On account of these multiple challenges, most teams do not make it to the decision points of the course, or, if they do, they do not have an effective solution for these points.
The big winner in the undergraduate class was Pajamas, which resembled a remote-control vehicle with its guts exposed. Its run was impressive — it gave the audience a scare as it stopped on the cracks for a moment but was then propelled forward with a jolt. Joey Gannon, a co-creator of Pajamas, got harassed a little for following the car with a video recorder — some onlookers thought he was operating the mobot via remote control. Pajamas skillfully dealt with the hills by continuously jerking its front wheels slightly right and left to create resistance and make it slow its pace. Its major bout of trouble came after the second hill, during the part of the course where the vehicles must “choose” which of the white lines to follow. Pajamas stalled out after Gate 9, apparently unable to decide.
Gannon and Daniel Dewey, the creators of Pajamas and both first-year computer science majors, started working on the mobot in October. Their greatest challenge: “The cracks in the sidewalks,” said Dewey. One thing that Pajamas can do is make decisions and know how to behave based on the number of gates it’s crossed. This is how Pajamas knows when it is at the point of the course where it must make a choice. Another challenge may be solved in future years with a little collaboration. “We would have appreciated a MechE,” said Dewey, noting that the task is mostly a mechanical one rather than a programming challenge.
Some undergraduate teams were less fortunate. Mission Possible, a rather small tri-wheeled vehicle with a collection of wires poking out of its top, had the first run of the day. It got about a foot, then veered off the course in a disappointing foul. On its second run, Mission Possible again stalled no more than five feet from gate 0 (the starting gate). Del Salvador, another undergraduate entry, was unfortunate in that it took a wide right about 10 feet into the course. Del Salvador also resembled a remote-control vehicle and moved with breakneck speed. But during both of its runs it seemed to forget to follow the line.

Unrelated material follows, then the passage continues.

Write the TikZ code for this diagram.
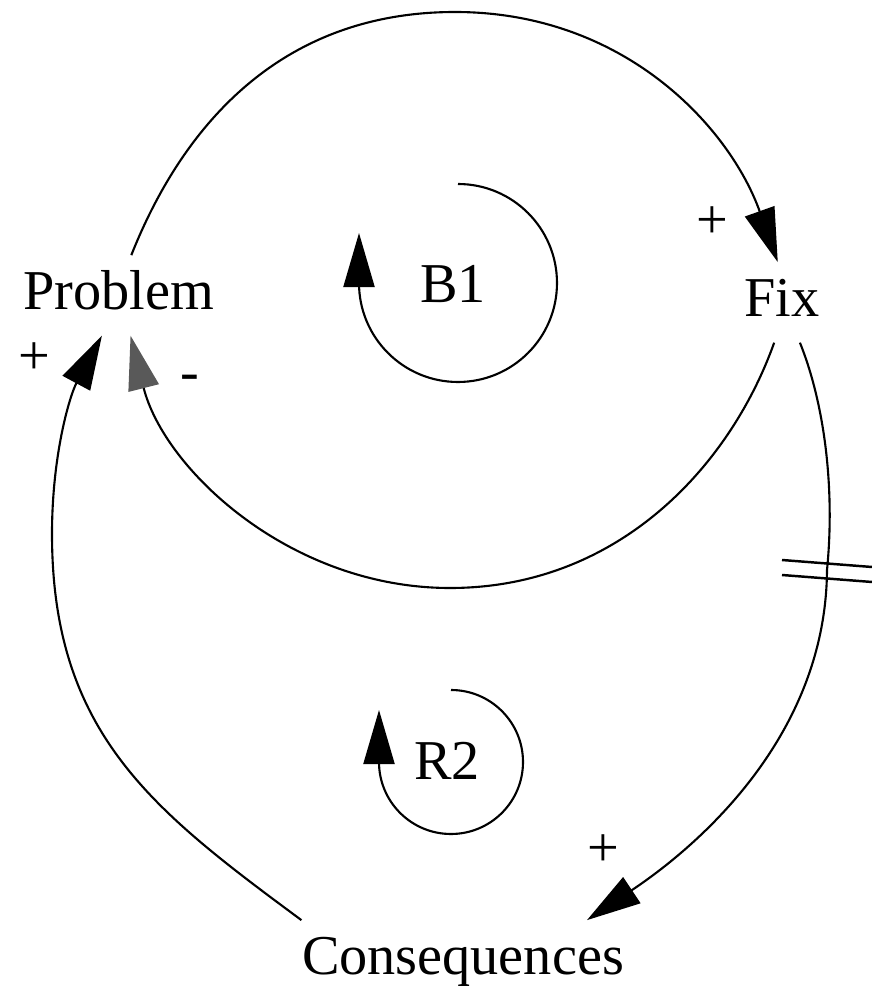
\documentclass[tikz,border=0pt]{standalone}
\usepackage{fontspec}
\setmainfont{Liberation Serif}
\usepackage{tikz}
\usetikzlibrary{arrows.meta}
\tikzset{
  varnode/.style={
    font=\fontsize{16}{19}\selectfont,
    anchor=base,
    inner sep=4.5pt,
    text height=10.9pt,
    text depth=2.6pt
  },
  looplabel/.style={
    font=\fontsize{16}{19}\selectfont,
    anchor=base
  },
  signnode/.style={
    font=\fontsize{16}{19}\selectfont,
    inner sep=0pt
  },
  linkarrow/.style={-{Triangle[length=5.4mm,width=3.1mm]}, line width=0.6pt},
  neglink/.style={-{Triangle[length=5.4mm,width=3.1mm,color=black!65]}, line width=0.6pt},
  delaymark/.style={line width=0.7pt}
}

\begin{document}
\begin{tikzpicture}[x=0.01cm,y=0.01cm]
  \path[use as bounding box,fill=white] (0,0) rectangle (872,990);

  \node[varnode] (problem) at (119,680) {Problem};
  \node[varnode] (fix) at (782,673) {Fix};
  \node[varnode] (cons) at (463,15) {Consequences};
  \node[looplabel] (b1) at (453,687) {B1};
  \node[looplabel] (r2) at (447,210) {R2};

  \coordinate (delay) at (827,420);
  \coordinate (b1loop) at (458,806);
  \coordinate (r2loop) at (451,300);

  \draw[linkarrow] (problem.73) .. controls (185,870) and (285,978) .. (455,978)
    .. controls (625,978) and (730,862) .. (fix.96);
  \draw[neglink] (fix.-101) .. controls (731,526) and (620,402) .. (450,402)
    .. controls (290,402) and (164,521) .. (problem.-74);
  \draw[linkarrow] (fix.-66) .. controls (825,585) and (835,500) .. (delay)
    .. controls (826,260) and (707,150) .. (cons.18);
  \draw[linkarrow] (cons.166) .. controls (154,179) and (52,256) .. (52,456)
    .. controls (52,536) and (70,595) .. (problem.-113);

  \draw[delaymark] ([shift={(-45,10)}]delay) -- ++(90,-7);
  \draw[delaymark] ([shift={(-45,-5)}]delay) -- ++(90,-7);

  \node[signnode] (plusfix) at (712,767) {+};
  \node[signnode] (plusprob) at (34,631) {+};
  \node[signnode] (minusprob) at (190,607) {-};
  \node[signnode] (pluscons) at (603,139) {+};

  \draw[linkarrow] (b1loop) arc[start angle=90,end angle=-180,radius=99] -- ++(0,50);
  \draw[linkarrow] (r2loop) arc[start angle=90,end angle=-180,radius=72] -- ++(0,52);
\end{tikzpicture}
\end{document}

The open class was sparse pickings and ended up being dominated by a competitor who knows the race very well. John Palmisano’s mobot Pikachu won the open class prize, becoming the third mobot to earn Palmisano an award. An alumnus from the mechanical engineering department, Palmisano won the judges’ choice award last year and third place two years ago when he was a senior. Pikachu couldn’t blast through the course on its first run, though. The mobot stalled out and freaked after a hard right, but it came back big in the second run. After minor adaptations to the trash bag skirting its edges, Pikachu scurried off along the line. It quickly made it to gate 8 before ignoring some of the vital gates in the decision portion of the course.
A particularly interesting addition to the open class was the group The Young Ones, led by a PhD student in psychology and his two young daughters. This diminutive mobot didn’t get far, but it was great to look at. It had a tiny front wheel and two bigger back wheels. On its second run, the younger daughter, Victoria Douglass, placed a small stuffed cat on top of the vehicle. Though it never made it to Gate 1, it was charming in both its size and additional decor.

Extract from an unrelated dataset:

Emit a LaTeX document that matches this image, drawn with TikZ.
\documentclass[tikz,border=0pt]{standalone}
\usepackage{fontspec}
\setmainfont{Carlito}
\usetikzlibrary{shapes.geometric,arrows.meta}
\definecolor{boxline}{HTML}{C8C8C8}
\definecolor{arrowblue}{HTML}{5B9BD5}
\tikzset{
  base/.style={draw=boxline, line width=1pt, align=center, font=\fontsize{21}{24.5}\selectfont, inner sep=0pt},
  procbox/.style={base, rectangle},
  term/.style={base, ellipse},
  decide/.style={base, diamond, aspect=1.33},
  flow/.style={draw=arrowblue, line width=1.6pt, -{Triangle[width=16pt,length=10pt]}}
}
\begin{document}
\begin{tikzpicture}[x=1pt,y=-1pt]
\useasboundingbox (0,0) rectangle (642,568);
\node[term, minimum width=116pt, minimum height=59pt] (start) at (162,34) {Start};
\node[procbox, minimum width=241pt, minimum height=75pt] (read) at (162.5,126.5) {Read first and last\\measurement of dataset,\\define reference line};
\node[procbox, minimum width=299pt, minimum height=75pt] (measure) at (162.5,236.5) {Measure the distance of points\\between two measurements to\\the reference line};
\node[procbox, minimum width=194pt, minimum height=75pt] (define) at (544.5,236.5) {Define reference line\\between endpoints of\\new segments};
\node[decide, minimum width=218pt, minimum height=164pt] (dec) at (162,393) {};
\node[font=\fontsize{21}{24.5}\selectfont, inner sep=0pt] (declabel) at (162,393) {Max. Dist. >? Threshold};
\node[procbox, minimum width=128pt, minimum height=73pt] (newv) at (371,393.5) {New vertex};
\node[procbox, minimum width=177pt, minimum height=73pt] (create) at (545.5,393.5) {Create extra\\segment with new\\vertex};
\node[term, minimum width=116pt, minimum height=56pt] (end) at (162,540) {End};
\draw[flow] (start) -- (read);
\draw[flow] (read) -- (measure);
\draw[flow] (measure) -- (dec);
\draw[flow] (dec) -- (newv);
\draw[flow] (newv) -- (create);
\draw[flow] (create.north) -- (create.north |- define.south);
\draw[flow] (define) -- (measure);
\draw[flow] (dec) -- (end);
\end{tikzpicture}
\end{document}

In the exhibition class were some old favorites and a new addition that was a crowd favorite. One of the few mobots not strongly resembling a motorized car, The Little Dog was actually the most expensive participant ever entered in the race. The body is a quadruped robot named LittleDog and manufactured by Boston Dynamics. Its operator, Michael Dille, made a few adaptations so that it could run the mobot course. Visible additions to bring The Little Dog to mobot level were some taping of the paws and the addition of a massive camera on its back.
The Little Dog had some issues, however. First of all, it moved at a sluggish pace. And second, the robot seemed attracted to the white dots that sometimes frame the line along the mobot course. The Little Dog only made it through Gate 1 with a little nudging to get him back on the line. And he crashed going down the first hill, toppling over and knocking his camera into pieces.
Though only a few mobots got past Gate 1 this year, it’s worth noting that the challenge is by no means an easy one. As Brown said, “It was the eighth year [of Mobot] before anybody [finished the course].” Over the 12 years that Brown has been judging, the main change he noted was the shift to video cameras over other varieties of sensors.
Behind the Mobots
Later, at the 15th Gate Ceremony (so named because it follows the races and there are 14 gates on the Mobot course), Brown allowed the three teams who earned prizes to come up and discuss their creations. Gannon and Dewey explained how Pajamas made it through the decision points using its sensors. The robot is told that its first priority is to avoid putting its rightmost or leftmost sensor on the line, and in its zeal to comply it causes the mobot to turn.
During its runs, Pajamas seemed to stall out for a moment on the cracks in the sidewalk. Dewey explained how the mobot kicked itself into gear again. “We have a function called ‘Don’t get stuck,’ ” he said. “If the sensor information is the same ... it revs up the motor.” In other words, if the mobot is staying still, the sensor can tell it’s not getting new information and the engine gives it the extra boost to make it past the cracks.
Next, Pikachu’s “master” Palmisano told of his very different idea about how to build a mobot. He used a simple design and chose to go with photoresistors that pick up green light, which he claims the white Mobot line reflects more than other colors. Pikachu was built in three weeks, said Palmisano. Explaining the choice of photoresistors over an infrared emitter detector, he said, “I was lazy.”
Finally, the judges’ choice winners, The Young Ones — Scott Douglass and his daughters Victoria and Rebecca — spoke about their mobot. Douglass’ daughters have been watching the races for years, he said. “It’s ... better when you get to participate,” the youngest Douglass noted. Scott Douglass also explained that this mobot was an adapted LEGO kit, which might explain its small stature.
Whether big or small, however, mobots add a certain flair to Carnival. Amongst the parties, booths, and shows of athletic prowess like Buggy, the mobots remind us of the things we are most often recognized for. Carnegie Mellon: technically minded, and proud to show it.